# Written instruction
Pictures are not part of the copy. Retype the lines from the first one through the line that contains "105,95,68];".

# Recorded information
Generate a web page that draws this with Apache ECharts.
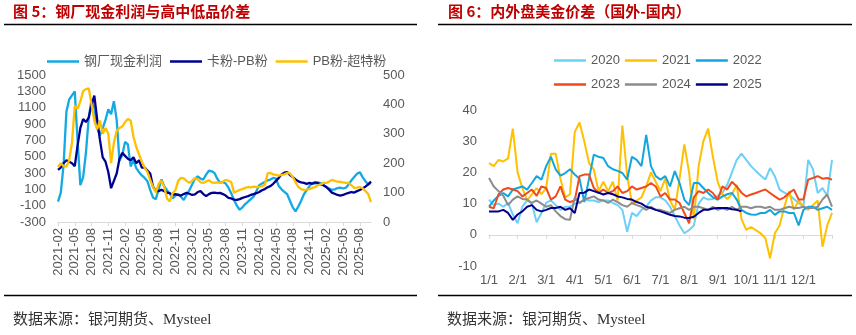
<!DOCTYPE html>
<html><head><meta charset="utf-8">
<script src="https://cdn.jsdelivr.net/npm/echarts@6/dist/echarts.min.js"></script>
<style>html,body{margin:0;padding:0;background:#fff}#c{width:856px;height:335px}</style>
</head><body><div id="c"></div>
<script>
// ---------- Left chart (图5) : half-monthly points from 2021-02-01 ----------
const leftStartYear = 2021, leftStartMonth = 2, leftPoints = 113;
const profitName = '钢厂现金利润', kaName = '卡粉-PB粉', pbName = 'PB粉-超特粉';
const profit = [-50,60,400,1050,1200,1250,1300,700,150,250,
550,980,1200,1100,850,760,850,950,1080,1020,
1180,950,450,520,680,650,380,460,360,310,
270,240,200,90,0,-20,100,220,140,90,
50,-10,20,40,10,-30,30,90,160,230,
260,230,220,280,330,320,300,230,180,190,
170,120,50,-30,-100,-150,-120,-80,-50,-20,
10,80,150,170,190,210,220,240,230,140,
100,70,40,-40,-120,-170,-110,-40,40,90,
140,180,170,185,175,150,130,110,95,100,
115,120,110,120,160,210,250,290,310,250,
200,160,180];
const kaPb = [177,185,200,210,205,200,190,260,320,350,
340,355,400,430,350,280,220,205,170,115,
140,165,215,235,225,215,210,220,200,210,
185,185,175,165,120,105,105,110,105,100,
98,92,95,92,90,95,99,96,92,94,
102,105,95,88,95,99,100,98,99,95,
90,82,80,76,75,78,82,85,88,92,
95,98,102,108,112,118,122,130,140,150,
162,168,170,160,153,145,138,135,133,130,
133,130,135,132,128,125,119,110,100,96,
92,90,92,96,99,102,100,105,109,115,
120,128,138];
const pbSuper = [187,200,190,188,210,270,395,385,410,445,
452,455,400,345,315,345,300,320,300,200,
270,310,320,325,340,350,345,290,255,230,
205,185,170,143,119,100,130,140,120,80,
70,98,108,140,150,148,140,133,140,150,
145,135,133,138,142,135,133,135,133,138,
143,140,136,99,105,109,112,116,119,118,
120,119,119,122,126,165,167,162,160,158,
160,162,167,165,153,135,119,112,109,110,
112,116,119,125,128,133,133,138,143,140,
137,136,135,133,133,125,116,117,119,115,
105,95,68];

// ---------- Right chart (图6) : 5-day points through the year ----------
const rightDays = [1,6,11,16,21,26];
const rightYears = ['2020','2021','2022','2023','2024','2025'];
const y2020 = [11.3,9.5,10,9,10.2,6.5, 3.7,9,11,10,4,7, 10.2,11,9.5,8,9,9,
10,10.2,11.3,11,11,10.5, 11,11,10.2,9.5,8,1, 7,6,8,9,11,12,
12,11,9,6,3,0.5, 1.5,3,10,12,11.3,11.5, 12.5,13.4,16,20,24,26,
24,22,20.5,19,17.7,21.4, 18.8,14.5,13.5,12.8,11.5,10.2, 9,24,21,13.4,15,12.5, 24];
const y2021 = [23,22,24,23.5,24.5,34, 20,15,11,13,15,13, 15,26,26,18,12,13,
33,36,30,23,21,14, 17,14,17,11,35,19, 10,11,12,15.5,20,17,
14,18,11,8,18,29, 20,5,22,30,34,25, 17,13,11.5,13,16,5,
1.6,2.5,1.5,0.5,-1,-7.5, 0.5,3,9,14,8,11, 9,8,9.5,11,-3.8,3, 7];
const y2022 = [9,11,12.5,13.4,12.3,14.5, 15,15.5,14.5,16.6,18.8,17.7, 22,25,21,19,19.8,21,
19.3,18,10.5,18,25.7,25, 24.6,22,21,20.5,19.8,17.7, 25,24,22,32,22,18.8,
17.7,18.8,15.5,20.4,16.6,11.3, 9.5,16.6,16.6,15,13.4,12, 11.3,12.3,13,13.4,11.3,8,
7,6.5,6.4,7,7,8, 6.4,7.5,7.5,7,7,3, 8,9,9,8,8.5,9, 8];
const y2023 = [9,8.5,13,14.5,15,14.5, 14,12.3,13.4,14.5,12.5,15.5, 15,11.3,12.3,15.5,11.3,10.5,
11,18.8,19.3,19.3,15,13.4, 14.5,13.4,14,15.5,13.4,14, 15.5,14.5,15,15.5,16.6,15.5,
12.3,13.4,11.3,11.3,10.2,7, 3.7,12,14,13.4,14.5,13.4, 11.3,15.5,14.5,17,15.5,13.5,
12.3,12.9,13.4,14,14.5,13.4, 12.3,11.3,12,13.4,14.5,11.3, 11.3,17.7,18.2,18.8,18,18.2, 17.7];
const y2024 = [18.2,15.5,14,12.5,9.5,11.3, 12.3,11.5,11.3,10.2,11,10, 9,9.5,7.5,6,5,4.8,
12,10.2,11.3,11.8,12.3,11.3, 11,10.2,11.3,10.5,9.5,9, 10.2,9.5,9,8,9,8,
8,7.5,7,8,8.5,9, 8,9,9,8.5,8,9, 8,8.5,8,9,8,9,
9,8.5,9,9,8.6,9, 8,8,8.5,9,8.6,8.6, 9,8.6,8.6,9,11.3,12.9, 9];
const y2025 = [7.5,7.5,7.5,8,7,4.8, 6.5,7.5,9,9.5,8,7.5, 8,8.6,8.6,9,8,8.5,
7,13.4,13.5,14.5,14,13.5, 12.9,13.4,13,12.3,12,11.5, 11.3,10.5,10,9,8.6,8,
7.5,7,6.4,6,5.9,5.5, 5.4,5.8,7,8,8,8.4, 8.6,8.6,8.6,8.2,8,7.5];

// categories
const leftCats = [];
for (let i = 0; i < leftPoints; i++) {
  const mIdx = leftStartMonth - 1 + Math.floor(i / 2);
  const yy = leftStartYear + Math.floor(mIdx / 12);
  const mm = (mIdx % 12) + 1;
  leftCats.push(yy + '-' + (mm < 10 ? '0' + mm : mm) + '-' + (i % 2 ? '16' : '01'));
}
const rightCats = [];
for (let m = 1; m <= 12; m++) rightDays.forEach(d => rightCats.push(m + '/' + d));
rightCats.push('12/31');

const FONT = 'Arial, "Liberation Sans", "Noto Sans CJK SC", sans-serif';
const TXT = '#595959';
const AX = '#d9d9d9';
const yearColors = ['#6dd0f7', '#ffc000', '#12a6de', '#f04a1c', '#8c8c8c', '#000088'];
const yearData = [y2020, y2021, y2022, y2023, y2024, y2025];

const chart = echarts.init(document.getElementById('c'), null, {renderer: 'canvas'});

const legendBase = {
  icon: 'rect', itemWidth: 32, itemHeight: 2.5,
  textStyle: {fontSize: 13, color: TXT, fontFamily: FONT}
};
const plain = (v) => String(v);

const series = [
  {name: profitName, type: 'line', xAxisIndex: 0, yAxisIndex: 0, data: profit, symbol: 'none',
   lineStyle: {width: 2.3, color: '#14a9e2'}, itemStyle: {color: '#14a9e2'}},
  {name: kaName, type: 'line', xAxisIndex: 0, yAxisIndex: 1, data: kaPb, symbol: 'none',
   lineStyle: {width: 2.3, color: '#000090'}, itemStyle: {color: '#000090'}},
  {name: pbName, type: 'line', xAxisIndex: 0, yAxisIndex: 1, data: pbSuper, symbol: 'none',
   lineStyle: {width: 2.3, color: '#ffc000'}, itemStyle: {color: '#ffc000'}}
];
rightYears.forEach((y, k) => series.push({
  name: y, type: 'line', xAxisIndex: 1, yAxisIndex: 2, data: yearData[k], symbol: 'none',
  lineStyle: {width: 2, color: yearColors[k]}, itemStyle: {color: yearColors[k]}
}));

const titleFont = 'bold 15px "Noto Sans CJK SC", sans-serif';
const srcFont = '15px "Liberation Serif", "Noto Sans CJK SC", serif';

chart.setOption({
  animation: false,
  legend: [
    Object.assign({data: [profitName, kaName, pbName], left: 42, top: 50, itemGap: 8}, legendBase),
    Object.assign({data: ['2020', '2021', '2022'], left: 549, top: 49, itemGap: 5}, legendBase),
    Object.assign({data: ['2023', '2024', '2025'], left: 549, top: 73, itemGap: 5}, legendBase)
  ],
  grid: [
    {left: 58, top: 75, width: 313, height: 147},
    {left: 489, top: 110, width: 343, height: 156}
  ],
  xAxis: [
    {type: 'category', gridIndex: 0, data: leftCats, boundaryGap: false,
     axisLine: {onZero: false, lineStyle: {color: AX, width: 1}},
     axisTick: {interval: (i) => i % 6 === 0, length: 4, lineStyle: {color: AX}},
     axisLabel: {interval: (i) => i % 6 === 0, rotate: 90, margin: 6, fontSize: 13, color: TXT,
       fontFamily: FONT, formatter: (v) => v.slice(0, 7)}},
    {type: 'category', gridIndex: 1, data: rightCats, boundaryGap: false,
     axisLine: {onZero: true, lineStyle: {color: AX, width: 1}},
     axisTick: {interval: (i) => i % 6 === 0, length: 4, lineStyle: {color: AX}},
     axisLabel: {interval: (i) => i % 6 === 0 && i < 72, margin: 8, fontSize: 13, color: TXT,
       fontFamily: FONT}}
  ],
  yAxis: [
    {type: 'value', gridIndex: 0, min: -300, max: 1500, interval: 200,
     splitLine: {show: false}, axisLine: {show: false}, axisTick: {show: false},
     axisLabel: {fontSize: 13, color: TXT, margin: 12, fontFamily: FONT, formatter: plain}},
    {type: 'value', gridIndex: 0, position: 'right', min: 0, max: 500, interval: 100,
     splitLine: {show: false}, axisLine: {show: false}, axisTick: {show: false},
     axisLabel: {fontSize: 13, color: TXT, margin: 12, fontFamily: FONT, formatter: plain}},
    {type: 'value', gridIndex: 1, min: -10, max: 40, interval: 10,
     splitLine: {show: false}, axisLine: {show: false}, axisTick: {show: false},
     axisLabel: {fontSize: 13, color: TXT, margin: 12, fontFamily: FONT, formatter: plain}}
  ],
  graphic: [
    {type: 'text', left: 13, top: 4, style: {text: '图 5：钢厂现金利润与高中低品价差', font: titleFont, fill: '#c00000'}},
    {type: 'text', left: 448, top: 4, style: {text: '图 6：内外盘美金价差（国外-国内）', font: titleFont, fill: '#c00000'}},
    {type: 'line', shape: {x1: 4, y1: 24.5, x2: 417, y2: 24.5}, style: {stroke: '#000', lineWidth: 1.5}},
    {type: 'line', shape: {x1: 438, y1: 24.5, x2: 852, y2: 24.5}, style: {stroke: '#000', lineWidth: 1.5}},
    {type: 'line', shape: {x1: 4, y1: 295.5, x2: 417, y2: 295.5}, style: {stroke: '#000', lineWidth: 1.5}},
    {type: 'line', shape: {x1: 438, y1: 295.5, x2: 852, y2: 295.5}, style: {stroke: '#000', lineWidth: 1.5}},
    {type: 'text', left: 13, top: 313, style: {text: '数据来源：银河期货、Mysteel', font: srcFont, fill: '#333'}},
    {type: 'text', left: 447, top: 313, style: {text: '数据来源：银河期货、Mysteel', font: srcFont, fill: '#333'}}
  ],
  series: series
});
</script>
</body></html>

# Response
Generate a web page that draws this with Apache ECharts.
<!DOCTYPE html>
<html><head><meta charset="utf-8">
<script src="https://cdn.jsdelivr.net/npm/echarts@6/dist/echarts.min.js"></script>
<style>html,body{margin:0;padding:0;background:#fff}#c{width:856px;height:335px}</style>
</head><body><div id="c"></div>
<script>
// ---------- Left chart (图5) : half-monthly points from 2021-02-01 ----------
const leftStartYear = 2021, leftStartMonth = 2, leftPoints = 113;
const profitName = '钢厂现金利润', kaName = '卡粉-PB粉', pbName = 'PB粉-超特粉';
const profit = [-50,60,400,1050,1200,1250,1300,700,150,250,
550,980,1200,1100,850,760,850,950,1080,1020,
1180,950,450,520,680,650,380,460,360,310,
270,240,200,90,0,-20,100,220,140,90,
50,-10,20,40,10,-30,30,90,160,230,
260,230,220,280,330,320,300,230,180,190,
170,120,50,-30,-100,-150,-120,-80,-50,-20,
10,80,150,170,190,210,220,240,230,140,
100,70,40,-40,-120,-170,-110,-40,40,90,
140,180,170,185,175,150,130,110,95,100,
115,120,110,120,160,210,250,290,310,250,
200,160,180];
const kaPb = [177,185,200,210,205,200,190,260,320,350,
340,355,400,430,350,280,220,205,170,115,
140,165,215,235,225,215,210,220,200,210,
185,185,175,165,120,105,105,110,105,100,
98,92,95,92,90,95,99,96,92,94,
102,105,95,88,95,99,100,98,99,95,
90,82,80,76,75,78,82,85,88,92,
95,98,102,108,112,118,122,130,140,150,
162,168,170,160,153,145,138,135,133,130,
133,130,135,132,128,125,119,110,100,96,
92,90,92,96,99,102,100,105,109,115,
120,128,138];
const pbSuper = [187,200,190,188,210,270,395,385,410,445,
452,455,400,345,315,345,300,320,300,200,
270,310,320,325,340,350,345,290,255,230,
205,185,170,143,119,100,130,140,120,80,
70,98,108,140,150,148,140,133,140,150,
145,135,133,138,142,135,133,135,133,138,
143,140,136,99,105,109,112,116,119,118,
120,119,119,122,126,165,167,162,160,158,
160,162,167,165,153,135,119,112,109,110,
112,116,119,125,128,133,133,138,143,140,
137,136,135,133,133,125,116,117,119,115,
105,95,68];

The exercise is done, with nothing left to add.